In 2020, breath was a contentious topic. Not only was it a transmitter of Covid-19, but it became a rallying cry for Black Lives Matter after George Floyd told officers “I can’t breathe” more than 20 times before his death. The intensity of pandemic lockdown caused artists Carlo Brandelli and Ewa Wilczynski to reconsider the act of breathing—a subconscious reflex that humans perform more than 20,000 times per day—and see how they could make this invisible action into something tangible. Without giving it much thought, Wilczynski picked up a brush, inhaled, and painted a downward stroke on canvas as she exhaled.
That single action kicked off a new series of sculptures, called 1,000 Breaths, that sees the duo follow that same action over the course of—you guessed it—1,000 exhalations using clear gold-leaf resin. After a few months, a gold mound formed out of the layered strokes on the canvas.
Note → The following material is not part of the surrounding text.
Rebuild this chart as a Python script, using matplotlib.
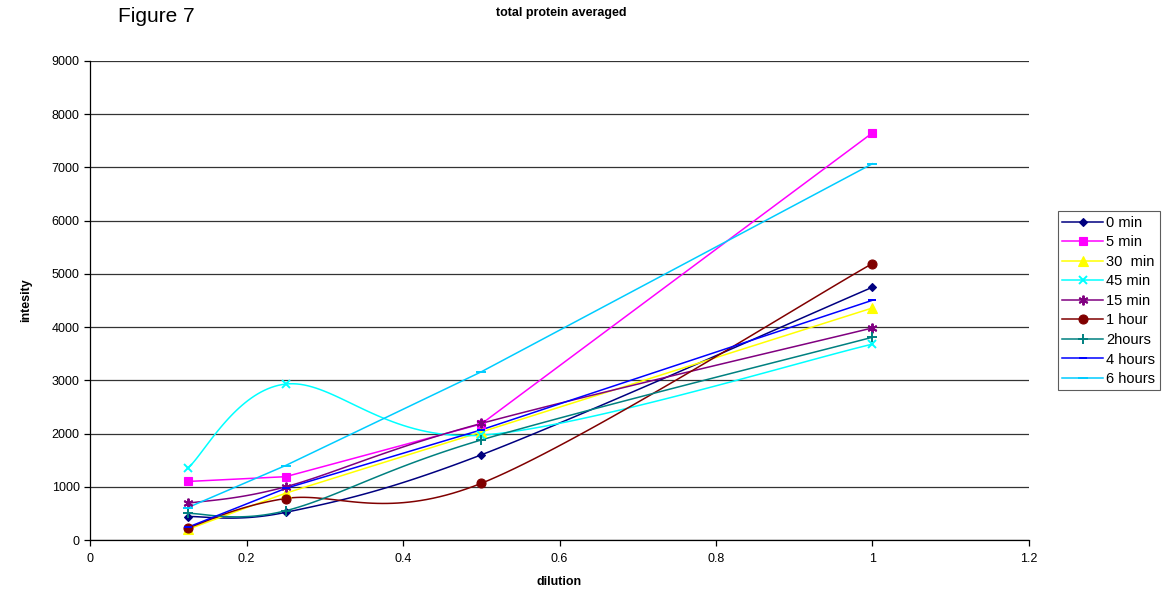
import numpy as np
import matplotlib
matplotlib.use("Agg")
import matplotlib.pyplot as plt

plt.rcParams['font.family'] = ['Liberation Sans', 'DejaVu Sans']

# dilution levels
dilution = [0.125, 0.25, 0.5, 1.0]

# averaged total protein intensity per time point
series_names = ["0 min", "5 min", "30  min", "45 min", "15 min",
                "1 hour", "2hours", "4 hours", "6 hours"]
v_0min = [440, 520, 1600, 4750]
v_5min = [1100, 1190, 2180, 7650]
v_30min = [200, 880, 2030, 4360]
v_45min = [1350, 2930, 1970, 3680]
v_15min = [690, 1000, 2190, 3985]
v_1hour = [230, 780, 1065, 5195]
v_2hours = [500, 550, 1880, 3810]
v_4hours = [240, 970, 2070, 4505]
v_6hours = [610, 1400, 3160, 7070]

values = [v_0min, v_5min, v_30min, v_45min, v_15min,
          v_1hour, v_2hours, v_4hours, v_6hours]
colors = ["#000080", "#FF00FF", "#FFFF00", "#00FFFF", "#800080",
          "#800000", "#008080", "#0000FF", "#00CCFF"]
markers = ["D", "s", "^", "x", (6, 2, 0), "o", "+", "_", "_"]
msizes = [4.5, 6, 6.5, 6, 7, 6.5, 7, 6, 7]
smooth = [True, False, False, True, True, True, True, False, False]


def smoothed(xs, ys, n=40):
    """Cardinal Bezier smoothing through the data points."""
    xs = np.asarray(xs, float)
    ys = np.asarray(ys, float)
    px = np.concatenate([[xs[0]], xs, [xs[-1]]])
    py = np.concatenate([[ys[0]], ys, [ys[-1]]])
    outx, outy = [], []
    t = np.linspace(0, 1, n)
    for i in range(1, len(px) - 2):
        p0 = np.array([px[i], py[i]])
        p3 = np.array([px[i + 1], py[i + 1]])
        c1 = p0 + (np.array([px[i + 1], py[i + 1]]) - np.array([px[i - 1], py[i - 1]])) / 6
        c2 = p3 - (np.array([px[i + 2], py[i + 2]]) - np.array([px[i], py[i]])) / 6
        b = ((1 - t) ** 3)[:, None] * p0 + (3 * (1 - t) ** 2 * t)[:, None] * c1 \
            + (3 * (1 - t) * t ** 2)[:, None] * c2 + (t ** 3)[:, None] * p3
        outx.extend(b[:, 0])
        outy.extend(b[:, 1])
    return outx, outy


fig = plt.figure(figsize=(11.66, 5.92), dpi=100)
ax = fig.add_axes([0.0772, 0.0878, 0.8053, 0.8092])

handles = []
for name, v, c, m, ms, sm in zip(series_names, values, colors, markers, msizes, smooth):
    if sm:
        lx, ly = smoothed(dilution, v)
    else:
        lx, ly = dilution, v
    mew = 1.4 if m in ("x", "+", "_") or isinstance(m, tuple) else 0.8
    ax.plot(lx, ly, color=c, lw=1.1, zorder=3)
    ax.plot(dilution, v, linestyle="none", marker=m, color=c, markersize=ms,
            markeredgewidth=mew, markeredgecolor=c, zorder=4)
    h, = ax.plot([], [], color=c, lw=1.1, marker=m, markersize=ms,
                 markeredgecolor=c, markeredgewidth=mew)
    handles.append(h)

ax.set_xlim(0, 1.2)
ax.set_ylim(0, 9000)
ax.set_xticks(np.arange(0, 1.21, 0.2))
ax.set_xticklabels(["0", "0.2", "0.4", "0.6", "0.8", "1", "1.2"])
ax.set_yticks(np.arange(0, 9001, 1000))
ax.yaxis.grid(True, color="#333333", lw=0.9)
ax.set_axisbelow(True)
for s in ("top", "right"):
    ax.spines[s].set_visible(False)
ax.spines["left"].set_linewidth(0.9)
ax.spines["bottom"].set_linewidth(0.9)
ax.tick_params(axis="both", labelsize=9, direction="out", length=4, width=0.9)
ax.tick_params(axis="x", pad=5)

ax.set_xlabel("dilution", fontsize=9, fontweight="bold", labelpad=8)
ax.set_ylabel("intesity", fontsize=9, fontweight="bold", labelpad=14)

fig.text(0.481, 0.978, "total protein averaged", fontsize=9, fontweight="bold",
         ha="center", va="center")
fig.text(0.101, 0.972, "Figure 7", fontsize=15, ha="left", va="center",
         family=["Liberation Sans Narrow", "Liberation Sans", "DejaVu Sans"])

leg = fig.legend(handles, series_names, loc="upper left",
                 bbox_to_anchor=(0.9074, 0.643), fontsize=10.5, frameon=True,
                 fancybox=False, edgecolor="#333333", handlelength=2.8,
                 handletextpad=0.2, labelspacing=0.38, borderpad=0.3,
                 borderaxespad=0)
leg.get_frame().set_linewidth(0.8)

fig.savefig("out.png", dpi=100, facecolor="white")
As a three-dimensional sculpture began materializing from the layers of paint, it became a physical symbol of the artist’s breath.
“The intention of this work is to show the transference of creative energy into a physical passing of time,” Brandelli says. “Breath is every person’s fundamental life force, and the exhalation of breath is associated with many forms of ‘spirit’ practiced with meditation and physical exercise.” The pair documented their ceremonial process in a series of meditative videos at Volumnia Space, the Italian midcentury design gallery opened by Enrica De Micheli inside a 400-year-old Renaissance church in the heart of Piacenza.